· Short term stock pullbacks provide buying opportunity
· Fed lowering interest rates and providing liquidity for asset purchases
· Cyclical industries and international stocks look undervalued
· Historically low bond yields are pushing income investors into dividend paying stocks
We are entering the fourth quarter of 2019, and we assume we are also entering the fourth quarter of the current bull market - but how much time is left is anyone’s guess. There are many reasons to predict the current expansion will continue, and conversely reasons to predict its end. Let’s start with the headwinds.

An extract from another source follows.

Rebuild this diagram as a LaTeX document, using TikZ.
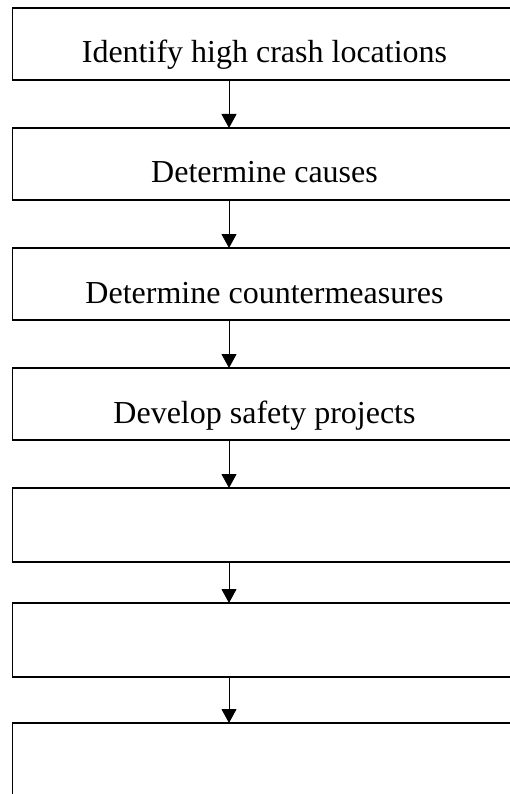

Political risk is distorting markets in the short term. We see daily stock market changes happening as a result of tweets and trade policy leaks. This is not helpful for businesses trying to make long term investment decisions. We have seen growth slow globally and domestic GDP estimates are hovering around 1.8-2.1% for 2019. This is coming off 2.8% in 2017 and 2.5% last year. Regarding policy, the effect of corporate tax cuts are accounted for in current growth estimates and stock prices. Secondly, most of the money saved in taxes went to share buybacks rather than production or efficiency upgrades. Additionally, the stock market is trading at about 16x earnings at the current tax rate. If taxes return to 35% that jumps to about 24x earnings and suddenly the market looks very expensive. On the jobs front, hiring looks like it might be peaking, and unemployment is about as low as it can go. However, the Fed is feeling pressured to cut rates further to keep inflation up around 2% and to stabilize the banking industry by providing liquidity amidst slowing growth. This Fed action may have the unintended consequence of actually slowing the economy this late in the economic cycle. Cutting rates to boost purchases doesn’t do as much in this current environment because borrowing costs are already extremely low. For example, due to asset inflation in the housing prices right now, the down payment cost and creditworthiness are the major hindrances, not rates; where down payment and creditworthiness is not much an issue like with medium sized purchases such as cars, TVs, furniture, etc., people are willing to wait for financing rates to get even cheaper if they see rates falling; those with savings accounts as their main or only nest egg are seeing their returns dwindle under lower rates; and lastly, the psychological impact of lowering rates will signal to people that the economy is not doing well and that in and of itself can become self-fulfilling.
Now let’s examine market tailwinds.
Just because the bull market is old does not mean it has an expiration date. Unemployment is at a 50-year low, the economy is still in expansion territory, and inflation is low and fairly steady. Monetary policy around the globe is in easing mode. This is providing ample cash for asset purchases including continued share buybacks on a massive scale ($940B for S&P 500 companies alone in 2019). Earnings are steadily growing, albeit slower than in previous years, but are not showing signs of retreating into negative territory (especially with share buybacks reducing the number of shares in the market, goosing up earnings per share numbers). Cyclical industries like financials and energy look to be undervalued and could provide outsized market returns if investors flock back in. Lots of cash rotated into defensive stocks too soon fearing a major industrial slowdown. An example of this can be seen in the utilities sector. Cash has poured into utilities over the last two years due to their traditionally “safe haven” position in tough markets providing high dividend yields. But now the utilities sector is about 60% overvalued relative to the rest of the market on a price to earnings comparison. International equities also look cheap on a historic basis and provide good dividends. Investors have been shying away from there for years. Another boon to dividend paying stocks is the dearth of income generated by bonds. With 10-year treasuries paying around 1.7%, investors are looking to quality equity names for their fixed income needs. Even 30-year corporate bonds are hovering around 3% interest, not to mention the explosion of negative interest-bearing bonds overseas. Do you want to lock up your money for 30 years and earn 1% above inflation at best or even lend $100 to get back $99, or do you want to take your chances in the stock or real-estate markets over that same time frame?
Bottom line: The Federal Reserve and its kind around the world are begging other governments, and investors big and small to borrow money and buy stuff.
We don’t know when the expansion will end or how deep the pull backs will be along the way, but this bull market looks like is has a bit more game to play before it’s over.